Utilities also reduced costs by rendering meter reading and billing obsolete, effectively transferring transaction costs to customers. It is estimated that these cost savings could generate 23% higher revenues per customer in South Africa. Meters were also easy to install and not prone to discrepancies from meter readers, though maintenance costs persisted.
Prepaid meters are not immune to fraud, however, and increasing or unabated power theft threatens their cost-saving potential. Public dissatisfaction and distrust of prepaid meters were partly to blame for protests in Ghana, and this technology had no effect on rising theft. Customers may tamper with meters to restore connection when electricity credit runs out and when they cannot immediately purchase more units if vending centers are not accessible. Payoffs may therefore fall short of expectation when utilities do not implement parallel measures to mitigate theft and engage with communities prior to rollout to build public trust, understand customer needs, and socialize new meters.
Consumer response to prepayment
Understanding how consumers will respond to prepayment is critical. Real-time feedback on electricity use promotes energy conservation and use of energy-efficient appliances among consumers, which may be an important objective for utilities that are supply constrained or seeking to discourage inefficient use. In one study in Nigeria, 100% of prepaid users turned off their lights in the morning compared to 41% of postpaid users. Such response is favorable in countries like Nigeria, where estimated demand is 12,800 MW but most days there is only 4,500 MW of supply, leading to widespread load shedding among those connected to the grid. In Nigeria and South Africa, prepaid users reduced consumption by as much as 50%, compared to postpaid users.

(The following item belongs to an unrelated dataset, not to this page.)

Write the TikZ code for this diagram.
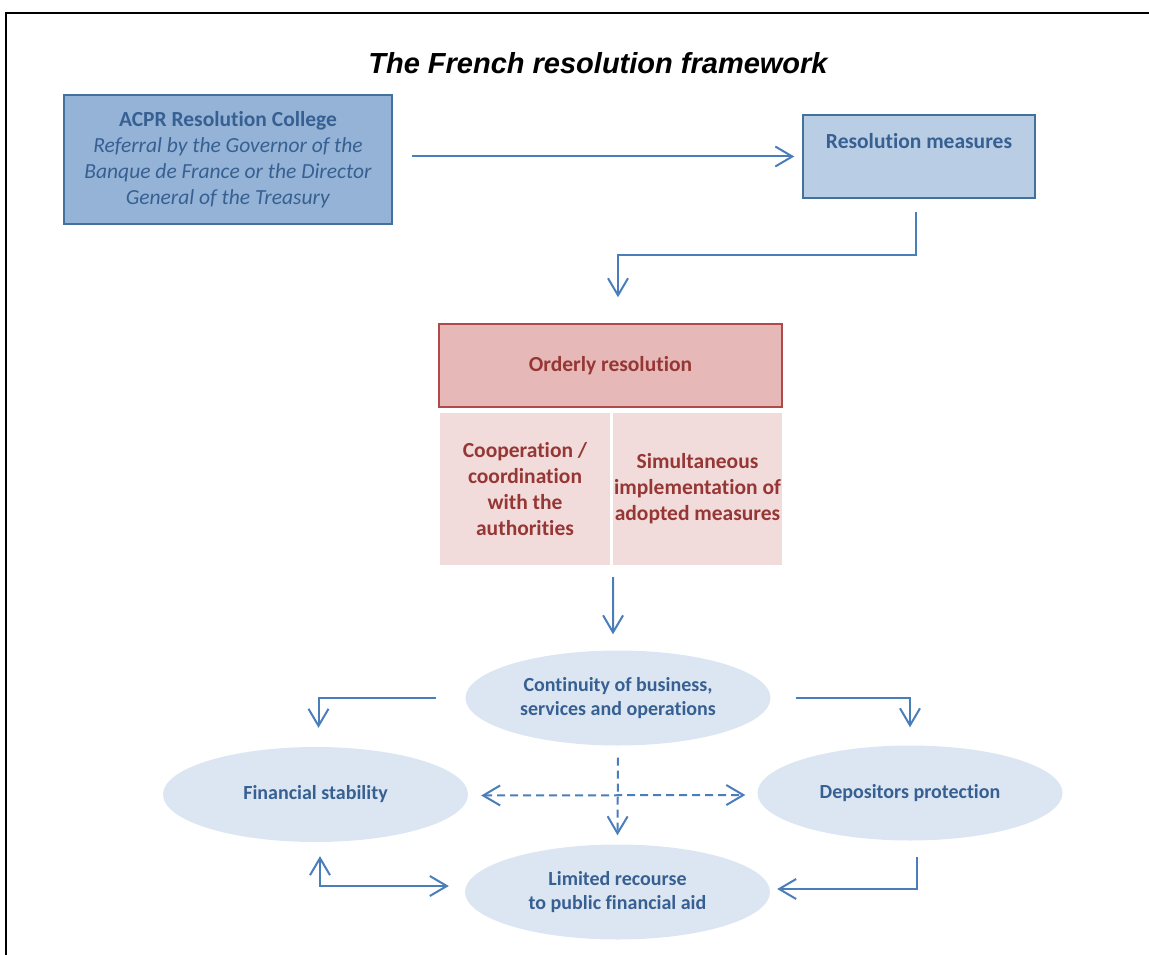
\documentclass[tikz,border=0pt]{standalone}
\usepackage{fontspec}
\setmainfont[Ligatures=NoCommon]{Carlito}
\newfontfamily\arialfont{Liberation Sans}
\usetikzlibrary{arrows.meta,shapes.geometric}
\definecolor{txtblue}{HTML}{376092}
\definecolor{lineblue}{HTML}{4A7EBB}
\definecolor{acprfill}{HTML}{95B3D7}
\definecolor{acprdraw}{HTML}{41719C}
\definecolor{measfill}{HTML}{B9CDE5}
\definecolor{ovalfill}{HTML}{DCE6F2}
\definecolor{ordfill}{HTML}{E6B9B8}
\definecolor{orddraw}{HTML}{B04A48}
\definecolor{subfill}{HTML}{F2DCDB}
\definecolor{txtred}{HTML}{953735}
\tikzset{
  bluebox/.style={draw=acprdraw, line width=1.5pt, inner sep=0pt, align=center, text=txtblue,
    font=\fontsize{21.5}{26}\selectfont},
  ordbox/.style={draw=orddraw, line width=1.5pt, fill=ordfill, inner sep=0pt, align=center, text=txtred,
    font=\fontsize{21.5}{26}\selectfont\bfseries},
  subbox/.style={fill=subfill, inner sep=0pt, align=center, text=txtred,
    font=\fontsize{21.5}{26}\selectfont\bfseries},
  oval/.style={ellipse, fill=ovalfill, minimum width=305pt, minimum height=95pt, inner sep=0pt,
    align=center, text=txtblue, font=\fontsize{20}{23.5}\selectfont\bfseries},
  arr/.style={draw=lineblue, line width=2pt, -{Straight Barb[length=17pt,width=20pt]}},
  arrboth/.style={draw=lineblue, line width=2pt, {Straight Barb[length=17pt,width=20pt]}-{Straight Barb[length=17pt,width=20pt]}},
  dasharr/.style={arr, dash pattern=on 8pt off 5pt},
  dashboth/.style={arrboth, dash pattern=on 8pt off 5pt},
}
\begin{document}
\begin{tikzpicture}[x=1pt,y=-1pt]
\useasboundingbox (0,0) rectangle (1149,955);
\draw[line width=2pt] (6,955) -- (6,13) -- (1149,13);
\node[font=\arialfont\fontsize{29}{32}\selectfont\bfseries\itshape] (title) at (598,63) {The French resolution framework};
\node[bluebox, fill=acprfill, minimum width=328pt, minimum height=129pt] (acpr) at (228,159.5)
  {\textbf{ACPR Resolution College}\\\textit{Referral by the Governor of the}\\\textit{Banque de France or the Director}\\\textit{General of the Treasury}};
\node[bluebox, fill=measfill, minimum width=232pt, minimum height=83pt, text height=15pt, text depth=30pt, font=\fontsize{21.5}{26}\selectfont\bfseries] (meas) at (919,156.5) {Resolution measures};
\node[ordbox, minimum width=343pt, minimum height=83pt] (ord) at (610.5,365.5) {Orderly resolution};
\node[subbox, minimum width=170pt, minimum height=152pt] (coop) at (525,489) {Cooperation /\\coordination\\with the\\authorities};
\node[subbox, minimum width=169pt, minimum height=152pt] (simul) at (697.5,489) {Simultaneous\\\makebox[150pt]{implementation of}\\adopted measures};
\node[oval] (cont) at (618,698) {Continuity of business,\\services and operations};
\node[oval] (fin) at (315.5,794.5) {Financial stability};
\node[oval] (dep) at (910,793) {Depositors protection};
\node[oval] (lim) at (617.5,892) {Limited recourse\\to public financial aid};
% connectors
\draw[arr] ([xshift=19pt]acpr.east |- meas.west) -- ([xshift=-8pt]meas.west);
\draw[arr] ([xshift=-3pt,yshift=-13pt]meas.south) -- ++(0,43) -| ([xshift=7.5pt,yshift=26pt]ord.north);
\draw[arr] ([xshift=3pt,yshift=-12pt]coop.south east) -- ([xshift=-5pt,yshift=16pt]cont.north);
\draw[arr] ([xshift=-29pt]cont.west) -| ([xshift=3pt,yshift=19pt]fin.north);
\draw[arr] ([xshift=25pt]cont.east) -| ([yshift=18pt]dep.north);
\draw[dasharr] ([yshift=-12pt]cont.south) -- ([yshift=9pt]lim.north);
\draw[dashboth] ([xshift=13pt,yshift=-1pt]fin.east) -- ([xshift=-12pt,yshift=-2pt]dep.west);
\draw[arrboth] ([xshift=4.5pt,yshift=-14pt]fin.south) |- ([xshift=-16pt,yshift=6pt]lim.west);
\draw[arr] ([xshift=7pt,yshift=-16pt]dep.south) |- ([xshift=7pt,yshift=3pt]lim.east);
\end{tikzpicture}
\end{document}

When forced to prepay, customers may choose not to spend money on electricity. This can facilitate misleading reporting of energy access statistics if households with prepaid meters do not use electricity. This was the case in Kenya, where 1 million grid-connected customers had not loaded their meter for months after installation. Regular consumption is a particular challenge for households with low or irregular incomes, and use is further dampened as prepayment represents a fundamental change in the way consumers access and pay for electricity.
From the consumer perspective, prepaid meters can also have benefits. Prepayment eliminates the risk of debt accrual and allows for greater flexibility in when and how much electricity is consumed. There is also evidence to suggest that prepayment may facilitate intra-household equity in control over electricity use. Where women have access to resources to purchase electricity, prepaid meters may provide women with more agency over their consumption. Studies from Mozambique and South Africa report greater customer satisfaction with service delivery via prepayment, though payment forcing is not always viewed favorably.
Ensuring energy security and meeting SDG 7
Postpaid billing more easily enables nonpayment than a prepaid regime, a key benefit for utilities but also a constraint for consumers. Nonpayment may be especially prevalent among those who perceive power as a public good and those with a lower ability to pay. Since disconnection does not always occur after the first missed payment, low-income users especially may prefer the safety net offered by a postpaid, debt repayment system. However, a majority of higher-income consumers from a sample of Tanzanian households preferred forgoing access than risking debt accrual from postpaid billing.
This finding reemphasizes concern over how prepaid meters may affect low-income households in particular. Income uncertainty may prevent continuous access if customers are temporarily unable to top up prepaid meters once their credit runs out. Where credits must be purchased via vendors, access becomes less convenient especially when credits are purchased more frequently. Intermittent access can likewise hinder electricity use and encourage reliance on suboptimal fuels, like biomass or kerosene.
While prepaid meters generate key financial benefits for utilities, payment forcing poses risks to the energy insecurity of low-income consumers. To reduce cost barriers and risks of intermittency that could undermine the aims of SDG 7, programs to ensure affordability or universal basic access should be a co-priority for policymakers. Such measures may include subsidies for lifeline tariffs or means-tested discounts to ensure affordable and continuous access for all consumers in the transition to prepaid metering.